Impuls zum Monatsspruch September 2023
Stimmt der erste Eindruck?
Kategorie: Impulse
Quelle: Polizeipfarramt der EKHN
Bildrechte: Ekhn_PolPfarramt_MG
„Jesus Christus spricht: Wer sagt denn ihr, dass ich sei?“ (Matthäusevangelium, Kapitel 16, Vers 15)
Ist es Ihnen schon aufgefallen? Wenn Ihnen jemand begegnet, den Sie nicht kennen, dann dauert es keine Zehntelsekunde, bis Sie von diesem Menschen einen ersten Eindruck haben. Finden Sie diese Person vertrauenswürdig oder gefährlich? Interessant oder langweilig? Attraktiv oder abstoßend?
Es ist faszinierend aber irgendwie auch erschreckend, wie schnell sich in mir ein Bild von einem Menschen formt, den ich (noch) gar nicht kenne.
Faszinierend, weil diese Fähigkeit sehr nützlich ist, um mit unerwarteten Situationen klar zu kommen. Die Verhaltensforschung vermutet, das menschliche Gehirn habe diese Begabung in der Evolution schon sehr früh entwickelt, um Raubtiere zu identifizieren. Sie war überlebensnotwendig und ist es bis heute geblieben. Als Polizist:in wissen Sie genau, wie wichtig intuitive Menschenkenntnis ist, um Gefahren für andere und für sich selbst schnell zu erkennen. Und um adäquat darauf reagieren zu können.
Dessen unbenommen kenne ich aber auch Situationen, in denen ich erschrocken bin, wie schnell ich eine Person in eine Schublade gesteckt hatte, nur aufgrund des ersten Eindrucks von ihr. Denn es zeigte sich: Meine Schublade passt für ihn oder sie gar nicht! Jeder Mensch ist einzigartig und hat verschiedene Seiten.
Der Schriftsteller Max Frisch schreibt in seinem Tagebuch: „Es ist bemerkenswert, dass wir gerade von dem Menschen, den wir lieben, am mindesten aussagen können, wie er sei.
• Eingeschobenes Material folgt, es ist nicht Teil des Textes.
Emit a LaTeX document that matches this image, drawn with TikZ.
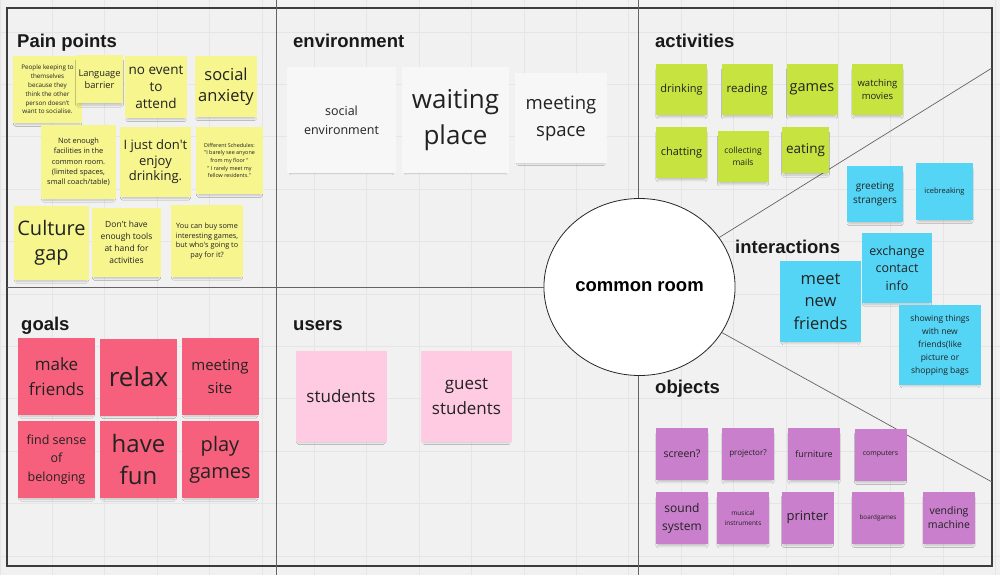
\documentclass[tikz,border=0pt]{standalone}
\usepackage{fontspec}
\setmainfont{Liberation Sans}
\newfontfamily\notefont{Open Sans}
\usepackage{tikz}
\usetikzlibrary{shapes.geometric, shadows.blur}
\usepackage{xcolor}

\definecolor{board}{RGB}{241,241,241}
\definecolor{gridgray}{RGB}{229,229,229}
\definecolor{framegray}{RGB}{60,60,60}
\definecolor{divgray}{RGB}{100,100,100}
\definecolor{notetext}{RGB}{34,34,34}
\definecolor{painyellow}{RGB}{246,245,142}
\definecolor{envwhite}{RGB}{247,247,248}
\definecolor{actgreen}{RGB}{198,227,64}
\definecolor{intcyan}{RGB}{84,213,246}
\definecolor{objpurple}{RGB}{201,127,204}
\definecolor{goalred}{RGB}{246,96,124}
\definecolor{userpink}{RGB}{254,203,226}

\newcommand{\nf}[2]{\notefont\fontsize{#1}{#2}\selectfont}

\begin{document}
\begin{tikzpicture}[
    x=1pt, y=-1pt,
    note/.style={rectangle, inner sep=1pt, align=center, text=notetext,
        blur shadow={shadow xshift=0pt, shadow yshift=-4pt, shadow scale=0.93, shadow opacity=20, shadow blur steps=5}},
    painnote/.style={note, fill=painyellow},
    envnote/.style={note, fill=envwhite},
    actnote/.style={note, fill=actgreen, minimum width=51, minimum height=51},
    intnote/.style={note, fill=intcyan},
    objnote/.style={note, fill=objpurple, minimum width=52, minimum height=52},
    goalnote/.style={note, fill=goalred, minimum width=77, minimum height=77},
    usernote/.style={note, fill=userpink, minimum width=91, minimum height=91},
    title/.style={anchor=base west, inner sep=0pt, text=black!90, font=\fontsize{18.5}{22}\selectfont\bfseries},
    hub/.style={draw=black!85, ellipse, fill=white, line width=0.8pt, minimum width=187, minimum height=177,
        font=\fontsize{18.5}{22}\selectfont\bfseries},
    divider/.style={draw=divgray, line width=0.7pt},
    gridline/.style={draw=gridgray, line width=0.8pt}
]

% board and grid
\useasboundingbox (0,0) rectangle (1000,575);
\fill[board] (0,0) rectangle (1000,575);
\foreach \gx in {0,...,19} \draw[gridline] (\gx*52.4,0) -- (\gx*52.4,575);
\foreach \gy in {0,...,10} \draw[gridline] (0,32+\gy*52.4) -- (1000,32+\gy*52.4);

% frame and dividers
\draw[framegray, line width=1.2pt] (7,8) rectangle (992,566);
\draw[divider] (276,0) -- (276,575);
\draw[divider] (638,0) -- (638,575);

\node[hub] (hub) at (639.5,287) {common room};
\coordinate (leftedge) at (7,287);
\coordinate (ne) at (992,68);
\coordinate (se) at (992,482);
\draw[divider] (leftedge) -- (hub);
\draw[divider] (hub) -- (ne);
\draw[divider] (hub) -- (se);

% titles
\node[title] (pain_t) at (17,48) {Pain points};
\node[title] (env_t) at (293,48) {environment};
\node[title] (act_t) at (655,48) {activities};
\node[title] (int_t) at (735,253) {interactions};
\node[title] (goal_t) at (21,330) {goals};
\node[title] (user_t) at (293,330) {users};
\node[title] (obj_t) at (655,393) {objects};

% pain points
\node[painnote, minimum width=69, minimum height=67, font=\nf{6.3}{8.8}] (pp1) at (47.5,89.5) {People keeping to\\themselves\\because they\\think the other\\person doesn't\\want to socialise.};
\node[painnote, minimum width=47, minimum height=48, font=\nf{9.3}{12.5}] (pp2) at (99.5,79) {Language\\barrier};
\node[painnote, minimum width=62, minimum height=62, font=\nf{13.5}{17}] (pp3) at (156,87) {no event\\to\\attend};
\node[painnote, minimum width=62, minimum height=61, font=\nf{16.5}{21}] (pp4) at (226,86.5) {social\\anxiety};
\node[painnote, minimum width=75, minimum height=74, font=\nf{7.4}{10.3}] (pp5) at (78.5,162) {Not enough\\facilities in the\\common room.\\(limited spaces,\\small coach/table)};
\node[painnote, minimum width=71, minimum height=70, font=\nf{13}{15.5}] (pp6) at (155.5,162) {I just don't\\enjoy\\drinking.};
\node[painnote, minimum width=67, minimum height=67, font=\nf{5.4}{7.7}] (pp7) at (229.5,160.5) {Different Schedules:\\"I barely see anyone\\from my floor "\\" I rarely meet my\\fellow residents."};
\node[painnote, minimum width=75, minimum height=74, font=\nf{20}{25}] (pp8) at (51.5,243) {Culture\\gap};
\node[painnote, minimum width=69, minimum height=69, font=\nf{8.5}{12}] (pp9) at (126.5,242.5) {Don't have\\enough tools\\at hand for\\activities};
\node[painnote, minimum width=72, minimum height=72, font=\nf{7.3}{9.7}] (pp10) at (207,241) {You can buy some\\interesting games,\\but who's going to\\pay for it?};

% environment
\node[envnote, minimum width=109, minimum height=106, font=\nf{12.5}{19}] (en1) at (341.5,120) {social\\environment};
\node[envnote, minimum width=107, minimum height=106, font=\nf{26}{36}] (en2) at (455.5,120) {waiting\\place};
\node[envnote, minimum width=92, minimum height=90, font=\nf{18.5}{27}] (en3) at (561,118) {meeting\\space};

% activities
\node[actnote, font=\nf{11}{14}] (ac1) at (681.5,89.5) {drinking};
\node[actnote, font=\nf{11.5}{14}] (ac2) at (747,89.5) {reading};
\node[actnote, font=\nf{14.5}{18}] (ac3) at (812,89.5) {games};
\node[actnote, font=\nf{9.5}{13.5}] (ac4) at (877.5,89.5) {watching\\movies};
\node[actnote, font=\nf{11}{14}] (ac5) at (681.5,152.5) {chatting};
\node[actnote, font=\nf{8.5}{12.5}] (ac6) at (743,156.5) {collecting\\mails};
\node[actnote, minimum width=47, minimum height=46, font=\nf{13.5}{17}] (ac7) at (805.5,150) {eating};

% interactions
\node[intnote, minimum width=56, minimum height=56, font=\nf{10}{14.5}] (in1) at (875,194) {greeting\\strangers};
\node[intnote, minimum width=57, minimum height=57, font=\nf{7.5}{10}] (in2) at (944.5,191.5) {icebreaking};
\node[intnote, minimum width=70, minimum height=70, font=\nf{12.5}{17.5}] (in3) at (897,268) {exchange\\contact\\info};
\node[intnote, minimum width=81, minimum height=81, font=\nf{16.5}{22.5}] (in4) at (820.5,301.5) {meet\\new\\friends};
\node[intnote, minimum width=82, minimum height=80, font=\nf{8.5}{13}] (in5) at (940,345) {showing things\\with new\\friends(like\\picture or\\shopping bags};

% objects
\node[objnote, font=\nf{10.5}{14}] (ob1) at (682,454) {screen?};
\node[objnote, font=\nf{8}{11}] (ob2) at (748,454) {projector?};
\node[objnote, font=\nf{9}{12}] (ob3) at (814,454) {furniture};
\node[objnote, font=\nf{7}{10}] (ob4) at (880.5,454.5) {computers};
\node[objnote, font=\nf{12}{18}] (ob5) at (682,518) {sound\\system};
\node[objnote, font=\nf{6.5}{10}] (ob6) at (743,518) {musical\\instruments};
\node[objnote, font=\nf{13}{17}] (ob7) at (807.5,517.5) {printer};
\node[objnote, font=\nf{6.3}{9}] (ob8) at (878,517.5) {boardgames};
\node[objnote, font=\nf{10.5}{14}] (ob9) at (949,517.5) {vending\\machine};

% goals
\node[goalnote, font=\nf{17}{25}] (go1) at (56.5,376.5) {make\\friends};
\node[goalnote, font=\nf{26}{32}] (go2) at (138.5,377) {relax};
\node[goalnote, font=\nf{15}{23}] (go3) at (220,376.5) {meeting\\site};
\node[goalnote, font=\nf{12.5}{18.5}] (go4) at (56.5,459.5) {find sense\\of\\belonging};
\node[goalnote, font=\nf{24}{32}] (go5) at (138.5,459.5) {have\\fun};
\node[goalnote, font=\nf{20}{27}] (go6) at (220,459.5) {play\\games};

% users
\node[usernote, font=\nf{17}{22}] (us1) at (341,396.5) {students};
\node[usernote, font=\nf{17}{25}] (us2) at (466.5,396.5) {guest\\students};

\end{tikzpicture}
\end{document}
Wir lieben ihn einfach. Eben darin besteht ja die Liebe, das Wunderbare an der Liebe, dass sie uns in der Schwebe des Lebendigen hält, in der Bereitschaft, einem Menschen zu folgen in allen seinen möglichen Entfaltungen.“ Diese Gedanken von Max Frisch begleiten mich schon lange. Sie helfen mir, den ersten Eindruck, den ich von einem Menschen habe, nicht in Stein zu meißeln.
„Und für wen haltet ihr mich?“ So fragt Jesus die Jüngerinnen und Jünger, die mit ihm unterwegs sind. Dadurch fordert er sie heraus, ihm (und anderen Menschen) offen und neugierig zu begegnen. Kein schlechter Impuls.
Ich wünsche Ihnen, dass Sie sich von anderen Menschen immer wieder positiv überraschen lassen können.